Given problem
Write out, word for word, only the data from its first line to the line containing "const yTicksA = [0, 5, 10, 15, 20, 25];".

** BEGIN Recorded data **

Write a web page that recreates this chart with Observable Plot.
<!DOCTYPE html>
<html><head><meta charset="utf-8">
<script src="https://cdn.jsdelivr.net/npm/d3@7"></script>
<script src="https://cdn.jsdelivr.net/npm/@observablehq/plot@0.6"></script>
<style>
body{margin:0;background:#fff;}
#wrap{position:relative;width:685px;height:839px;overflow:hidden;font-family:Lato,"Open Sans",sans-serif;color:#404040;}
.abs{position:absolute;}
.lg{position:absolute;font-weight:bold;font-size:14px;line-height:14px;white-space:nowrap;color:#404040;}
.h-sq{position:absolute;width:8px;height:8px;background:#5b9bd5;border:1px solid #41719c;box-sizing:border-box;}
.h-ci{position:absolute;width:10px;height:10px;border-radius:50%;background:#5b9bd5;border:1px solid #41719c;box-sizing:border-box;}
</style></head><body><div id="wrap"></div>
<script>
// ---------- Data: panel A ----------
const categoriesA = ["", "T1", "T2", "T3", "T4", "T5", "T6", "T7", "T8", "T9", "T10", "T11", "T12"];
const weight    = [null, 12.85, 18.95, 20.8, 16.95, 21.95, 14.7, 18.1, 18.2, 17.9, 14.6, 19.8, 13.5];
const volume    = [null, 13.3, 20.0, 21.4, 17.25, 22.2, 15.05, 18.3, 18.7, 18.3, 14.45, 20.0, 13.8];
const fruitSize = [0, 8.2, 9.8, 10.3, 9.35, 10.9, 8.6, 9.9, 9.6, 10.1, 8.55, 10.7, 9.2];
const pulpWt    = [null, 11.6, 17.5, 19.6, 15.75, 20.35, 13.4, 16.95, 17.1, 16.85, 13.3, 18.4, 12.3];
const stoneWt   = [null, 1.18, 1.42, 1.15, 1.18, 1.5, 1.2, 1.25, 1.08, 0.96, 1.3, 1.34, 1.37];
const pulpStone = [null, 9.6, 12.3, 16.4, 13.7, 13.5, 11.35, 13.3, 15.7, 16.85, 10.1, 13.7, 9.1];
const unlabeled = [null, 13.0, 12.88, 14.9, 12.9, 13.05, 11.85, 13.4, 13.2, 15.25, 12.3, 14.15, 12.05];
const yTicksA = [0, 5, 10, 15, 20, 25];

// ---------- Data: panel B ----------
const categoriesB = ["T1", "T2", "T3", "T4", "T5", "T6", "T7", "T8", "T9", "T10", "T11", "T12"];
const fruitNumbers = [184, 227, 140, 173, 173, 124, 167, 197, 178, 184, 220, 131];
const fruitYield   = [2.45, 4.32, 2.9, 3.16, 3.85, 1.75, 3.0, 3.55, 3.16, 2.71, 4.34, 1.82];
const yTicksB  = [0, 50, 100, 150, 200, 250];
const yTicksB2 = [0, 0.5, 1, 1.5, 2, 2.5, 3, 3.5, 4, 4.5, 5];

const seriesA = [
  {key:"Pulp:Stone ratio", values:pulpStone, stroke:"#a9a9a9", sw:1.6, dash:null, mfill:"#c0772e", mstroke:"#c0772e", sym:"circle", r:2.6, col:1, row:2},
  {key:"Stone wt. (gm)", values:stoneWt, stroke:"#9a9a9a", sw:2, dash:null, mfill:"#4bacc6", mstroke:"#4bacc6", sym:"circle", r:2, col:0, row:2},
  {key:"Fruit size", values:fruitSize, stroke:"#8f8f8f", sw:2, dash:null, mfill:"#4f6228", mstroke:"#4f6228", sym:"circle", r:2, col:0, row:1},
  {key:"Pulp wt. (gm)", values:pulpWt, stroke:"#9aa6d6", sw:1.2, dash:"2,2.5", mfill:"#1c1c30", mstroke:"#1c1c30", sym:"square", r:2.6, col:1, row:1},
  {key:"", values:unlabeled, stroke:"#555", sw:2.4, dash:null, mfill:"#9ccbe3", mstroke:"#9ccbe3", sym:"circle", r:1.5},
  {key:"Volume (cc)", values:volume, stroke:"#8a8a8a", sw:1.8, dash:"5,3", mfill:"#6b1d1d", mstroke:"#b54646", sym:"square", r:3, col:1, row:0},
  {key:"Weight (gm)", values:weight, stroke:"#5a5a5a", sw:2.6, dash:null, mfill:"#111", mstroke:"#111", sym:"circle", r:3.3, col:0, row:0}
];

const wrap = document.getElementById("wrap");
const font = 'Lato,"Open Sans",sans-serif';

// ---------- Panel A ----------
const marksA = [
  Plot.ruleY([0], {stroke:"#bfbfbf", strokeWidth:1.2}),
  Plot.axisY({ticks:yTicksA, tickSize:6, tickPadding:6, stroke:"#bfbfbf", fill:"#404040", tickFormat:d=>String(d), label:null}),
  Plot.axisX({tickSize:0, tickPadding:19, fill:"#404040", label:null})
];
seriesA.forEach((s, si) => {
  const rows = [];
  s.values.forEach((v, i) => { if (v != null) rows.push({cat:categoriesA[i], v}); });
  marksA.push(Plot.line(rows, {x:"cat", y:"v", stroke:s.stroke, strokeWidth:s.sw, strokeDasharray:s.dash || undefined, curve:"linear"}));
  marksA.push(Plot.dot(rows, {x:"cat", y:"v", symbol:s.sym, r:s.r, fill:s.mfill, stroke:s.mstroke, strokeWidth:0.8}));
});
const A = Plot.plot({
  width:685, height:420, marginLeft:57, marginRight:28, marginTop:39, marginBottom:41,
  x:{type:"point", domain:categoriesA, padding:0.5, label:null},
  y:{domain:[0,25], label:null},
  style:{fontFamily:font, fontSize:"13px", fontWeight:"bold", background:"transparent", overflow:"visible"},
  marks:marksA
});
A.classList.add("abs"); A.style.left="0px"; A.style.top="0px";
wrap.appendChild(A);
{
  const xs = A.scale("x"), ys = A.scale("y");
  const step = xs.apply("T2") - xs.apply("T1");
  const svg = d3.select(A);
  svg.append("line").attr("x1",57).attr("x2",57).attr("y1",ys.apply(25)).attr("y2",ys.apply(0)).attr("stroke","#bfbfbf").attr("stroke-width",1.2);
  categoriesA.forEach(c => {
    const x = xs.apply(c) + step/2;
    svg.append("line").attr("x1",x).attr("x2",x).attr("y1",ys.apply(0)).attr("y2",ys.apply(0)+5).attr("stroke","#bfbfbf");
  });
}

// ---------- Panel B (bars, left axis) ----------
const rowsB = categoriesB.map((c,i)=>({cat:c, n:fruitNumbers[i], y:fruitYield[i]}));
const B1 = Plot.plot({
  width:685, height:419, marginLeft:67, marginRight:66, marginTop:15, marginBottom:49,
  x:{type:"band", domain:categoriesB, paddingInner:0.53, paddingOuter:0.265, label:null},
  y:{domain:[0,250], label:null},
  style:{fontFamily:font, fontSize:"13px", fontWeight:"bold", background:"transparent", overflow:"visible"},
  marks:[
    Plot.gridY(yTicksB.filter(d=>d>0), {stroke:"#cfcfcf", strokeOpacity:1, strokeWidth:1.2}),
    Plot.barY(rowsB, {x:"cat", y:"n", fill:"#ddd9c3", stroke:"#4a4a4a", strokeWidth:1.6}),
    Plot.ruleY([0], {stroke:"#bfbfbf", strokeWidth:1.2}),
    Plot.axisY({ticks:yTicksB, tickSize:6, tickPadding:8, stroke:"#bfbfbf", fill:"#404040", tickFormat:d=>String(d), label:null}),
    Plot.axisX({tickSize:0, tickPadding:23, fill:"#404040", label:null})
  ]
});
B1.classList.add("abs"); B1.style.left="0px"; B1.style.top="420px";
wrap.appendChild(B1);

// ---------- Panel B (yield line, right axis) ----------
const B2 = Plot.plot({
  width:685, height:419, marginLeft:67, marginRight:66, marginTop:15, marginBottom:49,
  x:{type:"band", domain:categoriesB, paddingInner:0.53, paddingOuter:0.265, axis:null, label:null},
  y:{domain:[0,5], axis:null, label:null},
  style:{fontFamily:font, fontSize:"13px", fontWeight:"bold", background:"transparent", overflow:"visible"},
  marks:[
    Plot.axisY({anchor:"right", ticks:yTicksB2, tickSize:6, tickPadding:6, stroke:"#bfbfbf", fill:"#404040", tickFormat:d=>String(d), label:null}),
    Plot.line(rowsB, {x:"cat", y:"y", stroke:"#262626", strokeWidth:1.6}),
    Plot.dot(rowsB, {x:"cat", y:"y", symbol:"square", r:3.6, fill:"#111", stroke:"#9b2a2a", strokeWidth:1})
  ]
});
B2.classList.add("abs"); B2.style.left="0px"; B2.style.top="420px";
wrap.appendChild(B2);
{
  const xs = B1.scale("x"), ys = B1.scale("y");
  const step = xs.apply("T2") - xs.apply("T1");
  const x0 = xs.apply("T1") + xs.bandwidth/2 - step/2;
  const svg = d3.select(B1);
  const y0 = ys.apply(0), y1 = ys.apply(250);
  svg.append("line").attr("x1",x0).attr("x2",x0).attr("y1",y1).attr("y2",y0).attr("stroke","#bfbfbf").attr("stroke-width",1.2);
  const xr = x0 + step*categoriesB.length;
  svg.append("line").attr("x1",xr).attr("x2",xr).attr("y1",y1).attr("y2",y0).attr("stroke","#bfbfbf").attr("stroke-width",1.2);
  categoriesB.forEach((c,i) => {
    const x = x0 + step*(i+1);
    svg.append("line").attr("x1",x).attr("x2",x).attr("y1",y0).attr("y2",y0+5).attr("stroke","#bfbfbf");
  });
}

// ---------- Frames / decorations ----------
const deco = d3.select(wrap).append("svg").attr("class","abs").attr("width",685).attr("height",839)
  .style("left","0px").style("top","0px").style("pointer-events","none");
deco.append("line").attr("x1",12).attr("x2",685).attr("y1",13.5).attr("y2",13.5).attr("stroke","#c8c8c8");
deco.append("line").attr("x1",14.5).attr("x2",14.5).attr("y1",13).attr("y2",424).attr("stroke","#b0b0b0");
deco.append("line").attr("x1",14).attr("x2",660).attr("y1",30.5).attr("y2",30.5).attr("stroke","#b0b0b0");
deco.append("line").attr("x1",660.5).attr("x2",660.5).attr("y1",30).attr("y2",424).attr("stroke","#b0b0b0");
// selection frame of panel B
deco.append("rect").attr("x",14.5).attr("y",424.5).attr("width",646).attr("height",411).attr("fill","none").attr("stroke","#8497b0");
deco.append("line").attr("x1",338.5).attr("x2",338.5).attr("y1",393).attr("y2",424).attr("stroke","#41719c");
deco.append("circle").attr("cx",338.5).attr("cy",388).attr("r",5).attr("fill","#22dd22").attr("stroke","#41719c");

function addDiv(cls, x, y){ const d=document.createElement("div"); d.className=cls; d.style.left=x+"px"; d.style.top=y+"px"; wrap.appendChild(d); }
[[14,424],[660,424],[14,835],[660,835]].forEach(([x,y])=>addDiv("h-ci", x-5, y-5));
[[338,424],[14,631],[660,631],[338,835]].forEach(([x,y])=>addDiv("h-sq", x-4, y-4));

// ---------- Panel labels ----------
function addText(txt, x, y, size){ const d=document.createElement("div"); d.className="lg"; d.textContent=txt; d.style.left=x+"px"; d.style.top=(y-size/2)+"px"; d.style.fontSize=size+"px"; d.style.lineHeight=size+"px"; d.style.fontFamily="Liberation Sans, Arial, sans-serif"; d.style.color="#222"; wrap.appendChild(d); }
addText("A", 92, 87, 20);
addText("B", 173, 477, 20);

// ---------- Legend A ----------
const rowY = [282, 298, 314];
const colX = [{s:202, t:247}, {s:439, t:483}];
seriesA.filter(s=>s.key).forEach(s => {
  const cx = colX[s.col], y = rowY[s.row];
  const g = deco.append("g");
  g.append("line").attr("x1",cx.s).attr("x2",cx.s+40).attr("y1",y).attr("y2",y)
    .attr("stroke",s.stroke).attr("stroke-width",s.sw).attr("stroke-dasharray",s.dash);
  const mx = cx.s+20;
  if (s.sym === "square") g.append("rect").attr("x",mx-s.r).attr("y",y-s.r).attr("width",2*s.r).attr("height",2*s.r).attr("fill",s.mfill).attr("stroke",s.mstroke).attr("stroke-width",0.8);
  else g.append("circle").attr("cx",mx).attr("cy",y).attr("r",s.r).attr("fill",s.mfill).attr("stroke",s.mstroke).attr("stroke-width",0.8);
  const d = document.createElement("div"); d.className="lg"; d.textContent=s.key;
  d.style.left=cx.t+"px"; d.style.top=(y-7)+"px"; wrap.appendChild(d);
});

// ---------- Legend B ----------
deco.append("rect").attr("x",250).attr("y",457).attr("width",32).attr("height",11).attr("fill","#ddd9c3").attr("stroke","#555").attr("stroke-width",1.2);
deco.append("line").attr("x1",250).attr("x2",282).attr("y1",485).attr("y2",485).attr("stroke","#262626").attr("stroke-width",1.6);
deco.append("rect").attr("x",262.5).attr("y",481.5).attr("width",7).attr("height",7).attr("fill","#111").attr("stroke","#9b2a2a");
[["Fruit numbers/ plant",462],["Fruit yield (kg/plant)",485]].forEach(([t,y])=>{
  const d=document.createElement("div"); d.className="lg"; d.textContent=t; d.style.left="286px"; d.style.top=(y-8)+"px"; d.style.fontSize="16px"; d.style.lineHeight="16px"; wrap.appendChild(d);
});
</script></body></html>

** END Recorded data **

Solved problem
Write a web page that recreates this chart with Observable Plot.
<!DOCTYPE html>
<html><head><meta charset="utf-8">
<script src="https://cdn.jsdelivr.net/npm/d3@7"></script>
<script src="https://cdn.jsdelivr.net/npm/@observablehq/plot@0.6"></script>
<style>
body{margin:0;background:#fff;}
#wrap{position:relative;width:685px;height:839px;overflow:hidden;font-family:Lato,"Open Sans",sans-serif;color:#404040;}
.abs{position:absolute;}
.lg{position:absolute;font-weight:bold;font-size:14px;line-height:14px;white-space:nowrap;color:#404040;}
.h-sq{position:absolute;width:8px;height:8px;background:#5b9bd5;border:1px solid #41719c;box-sizing:border-box;}
.h-ci{position:absolute;width:10px;height:10px;border-radius:50%;background:#5b9bd5;border:1px solid #41719c;box-sizing:border-box;}
</style></head><body><div id="wrap"></div>
<script>
// ---------- Data: panel A ----------
const categoriesA = ["", "T1", "T2", "T3", "T4", "T5", "T6", "T7", "T8", "T9", "T10", "T11", "T12"];
const weight    = [null, 12.85, 18.95, 20.8, 16.95, 21.95, 14.7, 18.1, 18.2, 17.9, 14.6, 19.8, 13.5];
const volume    = [null, 13.3, 20.0, 21.4, 17.25, 22.2, 15.05, 18.3, 18.7, 18.3, 14.45, 20.0, 13.8];
const fruitSize = [0, 8.2, 9.8, 10.3, 9.35, 10.9, 8.6, 9.9, 9.6, 10.1, 8.55, 10.7, 9.2];
const pulpWt    = [null, 11.6, 17.5, 19.6, 15.75, 20.35, 13.4, 16.95, 17.1, 16.85, 13.3, 18.4, 12.3];
const stoneWt   = [null, 1.18, 1.42, 1.15, 1.18, 1.5, 1.2, 1.25, 1.08, 0.96, 1.3, 1.34, 1.37];
const pulpStone = [null, 9.6, 12.3, 16.4, 13.7, 13.5, 11.35, 13.3, 15.7, 16.85, 10.1, 13.7, 9.1];
const unlabeled = [null, 13.0, 12.88, 14.9, 12.9, 13.05, 11.85, 13.4, 13.2, 15.25, 12.3, 14.15, 12.05];
const yTicksA = [0, 5, 10, 15, 20, 25];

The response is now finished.